Written exercise:
Reproduce exactly the lines starting at the line that contains "Give me the" and ending at the line that contains "from matplotlib.ticker import". Omit pictures.

Extracted records:
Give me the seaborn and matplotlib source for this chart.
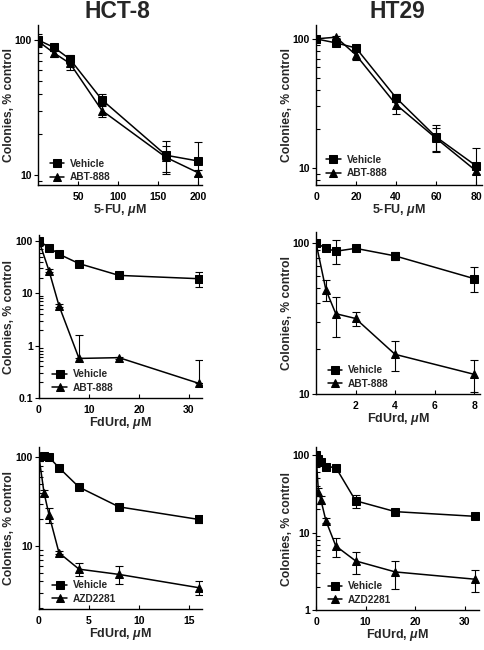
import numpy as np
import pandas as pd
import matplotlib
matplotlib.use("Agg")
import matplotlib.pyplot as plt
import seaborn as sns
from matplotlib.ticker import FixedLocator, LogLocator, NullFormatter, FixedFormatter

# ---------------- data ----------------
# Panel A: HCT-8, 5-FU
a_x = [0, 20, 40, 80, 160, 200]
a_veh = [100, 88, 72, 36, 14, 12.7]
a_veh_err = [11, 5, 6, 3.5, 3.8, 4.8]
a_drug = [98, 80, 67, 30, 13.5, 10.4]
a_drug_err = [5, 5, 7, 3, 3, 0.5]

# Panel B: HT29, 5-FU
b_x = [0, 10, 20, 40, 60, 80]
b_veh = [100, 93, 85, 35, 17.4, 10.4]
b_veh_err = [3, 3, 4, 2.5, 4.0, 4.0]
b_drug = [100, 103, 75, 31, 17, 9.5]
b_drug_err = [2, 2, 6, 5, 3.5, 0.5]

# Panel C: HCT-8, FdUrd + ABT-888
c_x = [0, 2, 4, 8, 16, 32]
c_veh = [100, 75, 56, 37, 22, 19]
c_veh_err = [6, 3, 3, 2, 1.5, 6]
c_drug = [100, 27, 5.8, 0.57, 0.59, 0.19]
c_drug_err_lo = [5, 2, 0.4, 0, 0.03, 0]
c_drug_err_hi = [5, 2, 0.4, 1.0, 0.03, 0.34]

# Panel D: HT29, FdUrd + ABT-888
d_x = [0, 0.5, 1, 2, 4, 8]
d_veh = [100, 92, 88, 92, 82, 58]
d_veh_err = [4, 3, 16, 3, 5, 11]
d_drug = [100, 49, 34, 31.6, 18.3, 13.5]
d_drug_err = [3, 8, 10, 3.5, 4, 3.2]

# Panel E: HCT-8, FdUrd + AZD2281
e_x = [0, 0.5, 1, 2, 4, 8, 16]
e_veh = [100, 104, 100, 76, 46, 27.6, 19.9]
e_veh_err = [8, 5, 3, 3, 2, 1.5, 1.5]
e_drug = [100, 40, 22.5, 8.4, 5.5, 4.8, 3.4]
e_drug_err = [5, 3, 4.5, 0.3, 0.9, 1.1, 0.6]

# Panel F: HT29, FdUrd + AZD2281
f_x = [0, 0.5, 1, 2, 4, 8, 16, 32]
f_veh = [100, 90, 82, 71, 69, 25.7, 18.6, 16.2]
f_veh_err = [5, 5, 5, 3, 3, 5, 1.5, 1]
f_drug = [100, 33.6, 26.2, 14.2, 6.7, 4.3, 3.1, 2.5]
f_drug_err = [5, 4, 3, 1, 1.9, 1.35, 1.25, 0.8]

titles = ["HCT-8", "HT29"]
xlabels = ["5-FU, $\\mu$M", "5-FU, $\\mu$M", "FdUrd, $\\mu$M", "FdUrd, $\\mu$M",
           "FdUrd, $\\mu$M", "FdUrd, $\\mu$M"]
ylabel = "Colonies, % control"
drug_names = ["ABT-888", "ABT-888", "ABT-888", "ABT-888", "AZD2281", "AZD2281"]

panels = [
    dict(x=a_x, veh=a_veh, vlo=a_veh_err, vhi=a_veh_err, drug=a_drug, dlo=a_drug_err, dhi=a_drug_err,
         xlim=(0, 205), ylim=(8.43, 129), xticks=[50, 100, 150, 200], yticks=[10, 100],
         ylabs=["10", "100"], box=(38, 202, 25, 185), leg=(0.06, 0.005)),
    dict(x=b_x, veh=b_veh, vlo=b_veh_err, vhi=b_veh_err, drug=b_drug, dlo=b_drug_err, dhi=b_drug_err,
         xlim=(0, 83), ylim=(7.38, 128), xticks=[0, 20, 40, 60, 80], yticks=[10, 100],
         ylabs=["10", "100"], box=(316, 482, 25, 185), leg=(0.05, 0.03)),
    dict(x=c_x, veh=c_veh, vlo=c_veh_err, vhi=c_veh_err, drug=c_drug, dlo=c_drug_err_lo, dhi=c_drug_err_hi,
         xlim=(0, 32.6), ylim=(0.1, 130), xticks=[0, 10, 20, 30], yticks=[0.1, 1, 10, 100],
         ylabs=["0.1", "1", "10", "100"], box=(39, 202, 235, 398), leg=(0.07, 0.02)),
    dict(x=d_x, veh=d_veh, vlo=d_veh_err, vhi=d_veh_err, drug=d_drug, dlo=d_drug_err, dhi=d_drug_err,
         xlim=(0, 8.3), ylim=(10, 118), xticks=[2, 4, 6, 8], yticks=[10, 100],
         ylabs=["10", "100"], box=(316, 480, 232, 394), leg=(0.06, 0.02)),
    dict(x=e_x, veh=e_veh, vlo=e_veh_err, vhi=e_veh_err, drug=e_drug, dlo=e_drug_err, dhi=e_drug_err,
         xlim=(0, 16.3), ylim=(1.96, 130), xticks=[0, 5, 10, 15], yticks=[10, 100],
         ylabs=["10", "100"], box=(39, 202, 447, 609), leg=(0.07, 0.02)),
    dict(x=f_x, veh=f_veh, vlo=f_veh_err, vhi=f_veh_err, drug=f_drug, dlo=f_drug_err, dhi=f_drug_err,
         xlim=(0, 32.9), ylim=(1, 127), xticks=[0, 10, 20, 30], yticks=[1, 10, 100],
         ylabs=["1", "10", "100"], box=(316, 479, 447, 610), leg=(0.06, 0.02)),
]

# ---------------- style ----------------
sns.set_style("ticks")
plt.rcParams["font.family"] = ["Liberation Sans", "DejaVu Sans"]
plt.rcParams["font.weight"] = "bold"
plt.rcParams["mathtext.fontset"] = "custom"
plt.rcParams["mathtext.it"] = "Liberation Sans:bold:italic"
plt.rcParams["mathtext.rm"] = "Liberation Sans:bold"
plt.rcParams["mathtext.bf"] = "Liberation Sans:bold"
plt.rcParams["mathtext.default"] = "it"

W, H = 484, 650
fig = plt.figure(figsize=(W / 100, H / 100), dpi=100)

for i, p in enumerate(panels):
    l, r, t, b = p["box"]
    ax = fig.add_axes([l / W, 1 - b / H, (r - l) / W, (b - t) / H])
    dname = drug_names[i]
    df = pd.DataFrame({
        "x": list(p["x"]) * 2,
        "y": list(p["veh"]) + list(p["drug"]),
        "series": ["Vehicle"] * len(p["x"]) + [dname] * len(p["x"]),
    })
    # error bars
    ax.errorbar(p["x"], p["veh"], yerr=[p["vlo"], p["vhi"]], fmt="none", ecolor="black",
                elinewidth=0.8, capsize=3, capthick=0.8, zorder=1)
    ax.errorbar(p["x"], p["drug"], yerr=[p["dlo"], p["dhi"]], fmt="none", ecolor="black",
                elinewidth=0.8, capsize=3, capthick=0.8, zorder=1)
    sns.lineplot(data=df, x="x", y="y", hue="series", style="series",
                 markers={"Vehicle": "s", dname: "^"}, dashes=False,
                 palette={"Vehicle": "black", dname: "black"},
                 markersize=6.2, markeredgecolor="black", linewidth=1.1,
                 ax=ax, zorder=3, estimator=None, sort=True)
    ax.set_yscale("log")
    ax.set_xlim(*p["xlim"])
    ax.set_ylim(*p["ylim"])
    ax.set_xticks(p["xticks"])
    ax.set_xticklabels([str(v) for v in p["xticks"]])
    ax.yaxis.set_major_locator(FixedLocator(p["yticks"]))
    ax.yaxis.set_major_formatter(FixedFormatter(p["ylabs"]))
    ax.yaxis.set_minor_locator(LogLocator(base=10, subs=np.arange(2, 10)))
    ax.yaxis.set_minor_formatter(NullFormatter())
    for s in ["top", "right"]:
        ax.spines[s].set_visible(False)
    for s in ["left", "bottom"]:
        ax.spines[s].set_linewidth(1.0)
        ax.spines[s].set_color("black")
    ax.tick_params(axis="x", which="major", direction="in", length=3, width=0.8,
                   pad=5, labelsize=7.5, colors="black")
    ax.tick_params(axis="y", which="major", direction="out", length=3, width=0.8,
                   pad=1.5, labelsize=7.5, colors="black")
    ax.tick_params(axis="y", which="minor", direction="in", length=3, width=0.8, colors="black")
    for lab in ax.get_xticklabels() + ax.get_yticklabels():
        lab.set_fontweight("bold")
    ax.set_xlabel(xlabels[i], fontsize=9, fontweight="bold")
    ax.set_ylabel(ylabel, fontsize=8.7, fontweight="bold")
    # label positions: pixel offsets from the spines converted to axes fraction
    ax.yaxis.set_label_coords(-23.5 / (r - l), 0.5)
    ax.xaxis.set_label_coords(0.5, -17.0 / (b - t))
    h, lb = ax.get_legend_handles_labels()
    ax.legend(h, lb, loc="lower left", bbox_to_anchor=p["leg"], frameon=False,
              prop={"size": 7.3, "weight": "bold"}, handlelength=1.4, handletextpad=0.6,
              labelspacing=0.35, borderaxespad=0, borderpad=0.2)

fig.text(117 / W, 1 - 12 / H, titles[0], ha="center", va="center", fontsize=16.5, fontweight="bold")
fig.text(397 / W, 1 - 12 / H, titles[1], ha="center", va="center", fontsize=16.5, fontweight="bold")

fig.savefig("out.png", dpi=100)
--
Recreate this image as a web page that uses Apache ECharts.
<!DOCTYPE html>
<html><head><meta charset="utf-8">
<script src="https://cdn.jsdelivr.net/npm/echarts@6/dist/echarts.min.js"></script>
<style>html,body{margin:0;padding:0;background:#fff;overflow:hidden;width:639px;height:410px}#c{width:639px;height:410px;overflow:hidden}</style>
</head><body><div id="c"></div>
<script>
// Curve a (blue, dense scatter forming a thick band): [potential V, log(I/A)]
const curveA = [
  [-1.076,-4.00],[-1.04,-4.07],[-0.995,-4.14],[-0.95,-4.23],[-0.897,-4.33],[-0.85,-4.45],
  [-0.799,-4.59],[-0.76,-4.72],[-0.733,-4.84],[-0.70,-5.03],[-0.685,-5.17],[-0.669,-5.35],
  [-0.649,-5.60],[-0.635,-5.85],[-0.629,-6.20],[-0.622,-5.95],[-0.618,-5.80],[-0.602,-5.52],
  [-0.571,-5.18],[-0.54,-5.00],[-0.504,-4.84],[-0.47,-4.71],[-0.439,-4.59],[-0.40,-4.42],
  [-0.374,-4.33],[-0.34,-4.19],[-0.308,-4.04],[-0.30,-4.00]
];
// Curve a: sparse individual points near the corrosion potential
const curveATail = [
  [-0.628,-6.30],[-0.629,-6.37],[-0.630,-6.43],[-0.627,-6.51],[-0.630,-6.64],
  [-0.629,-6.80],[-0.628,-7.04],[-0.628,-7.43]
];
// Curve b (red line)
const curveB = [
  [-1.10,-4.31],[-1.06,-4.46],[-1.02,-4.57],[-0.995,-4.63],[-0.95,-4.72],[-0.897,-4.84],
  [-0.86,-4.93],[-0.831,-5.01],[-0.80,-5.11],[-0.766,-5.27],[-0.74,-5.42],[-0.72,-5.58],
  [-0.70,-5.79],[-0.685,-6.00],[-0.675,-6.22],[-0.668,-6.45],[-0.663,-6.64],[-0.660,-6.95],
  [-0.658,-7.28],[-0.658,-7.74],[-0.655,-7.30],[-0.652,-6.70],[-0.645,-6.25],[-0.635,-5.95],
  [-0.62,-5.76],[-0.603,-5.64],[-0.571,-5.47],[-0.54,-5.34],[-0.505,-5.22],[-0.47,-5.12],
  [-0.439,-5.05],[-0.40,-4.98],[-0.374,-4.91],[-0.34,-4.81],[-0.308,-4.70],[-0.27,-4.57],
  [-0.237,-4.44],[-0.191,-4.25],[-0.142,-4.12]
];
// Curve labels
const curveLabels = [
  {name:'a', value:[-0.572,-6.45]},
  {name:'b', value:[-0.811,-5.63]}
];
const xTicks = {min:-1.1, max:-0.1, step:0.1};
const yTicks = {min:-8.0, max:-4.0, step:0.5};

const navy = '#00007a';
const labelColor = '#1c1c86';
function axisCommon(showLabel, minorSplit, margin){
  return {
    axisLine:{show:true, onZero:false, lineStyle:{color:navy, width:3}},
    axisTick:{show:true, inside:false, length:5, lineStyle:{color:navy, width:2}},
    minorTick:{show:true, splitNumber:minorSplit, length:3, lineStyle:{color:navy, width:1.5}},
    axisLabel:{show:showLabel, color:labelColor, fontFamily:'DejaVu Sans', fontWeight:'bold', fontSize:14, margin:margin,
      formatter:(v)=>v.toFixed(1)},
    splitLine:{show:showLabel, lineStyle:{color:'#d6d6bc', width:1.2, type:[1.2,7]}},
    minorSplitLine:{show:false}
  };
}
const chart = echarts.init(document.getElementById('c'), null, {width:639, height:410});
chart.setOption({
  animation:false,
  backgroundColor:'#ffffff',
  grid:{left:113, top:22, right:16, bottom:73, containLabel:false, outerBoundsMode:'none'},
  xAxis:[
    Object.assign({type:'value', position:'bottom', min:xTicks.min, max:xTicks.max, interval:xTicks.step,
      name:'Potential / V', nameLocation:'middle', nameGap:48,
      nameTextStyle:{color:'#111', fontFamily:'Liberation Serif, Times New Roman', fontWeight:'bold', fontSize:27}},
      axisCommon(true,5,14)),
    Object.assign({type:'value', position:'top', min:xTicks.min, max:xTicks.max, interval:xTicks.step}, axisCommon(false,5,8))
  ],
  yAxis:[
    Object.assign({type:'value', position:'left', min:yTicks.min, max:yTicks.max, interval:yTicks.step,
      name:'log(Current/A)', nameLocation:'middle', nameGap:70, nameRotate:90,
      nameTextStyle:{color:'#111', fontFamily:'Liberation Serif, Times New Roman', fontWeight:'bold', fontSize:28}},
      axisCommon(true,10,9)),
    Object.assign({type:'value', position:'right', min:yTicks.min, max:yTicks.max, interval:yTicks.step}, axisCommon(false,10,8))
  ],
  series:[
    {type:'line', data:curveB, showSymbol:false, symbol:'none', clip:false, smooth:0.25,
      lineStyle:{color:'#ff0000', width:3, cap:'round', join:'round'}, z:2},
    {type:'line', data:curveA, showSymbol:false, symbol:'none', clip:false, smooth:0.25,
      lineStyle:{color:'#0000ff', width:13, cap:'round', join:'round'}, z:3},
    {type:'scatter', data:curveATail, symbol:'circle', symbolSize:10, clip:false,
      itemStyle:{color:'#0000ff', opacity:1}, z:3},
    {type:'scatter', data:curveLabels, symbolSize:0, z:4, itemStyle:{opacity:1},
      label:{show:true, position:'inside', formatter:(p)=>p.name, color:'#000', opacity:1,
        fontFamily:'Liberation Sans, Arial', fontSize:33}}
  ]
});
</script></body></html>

Answer to the exercise:
Give me the seaborn and matplotlib source for this chart.
import numpy as np
import pandas as pd
import matplotlib
matplotlib.use("Agg")
import matplotlib.pyplot as plt
import seaborn as sns
from matplotlib.ticker import FixedLocator, LogLocator, NullFormatter, FixedFormatter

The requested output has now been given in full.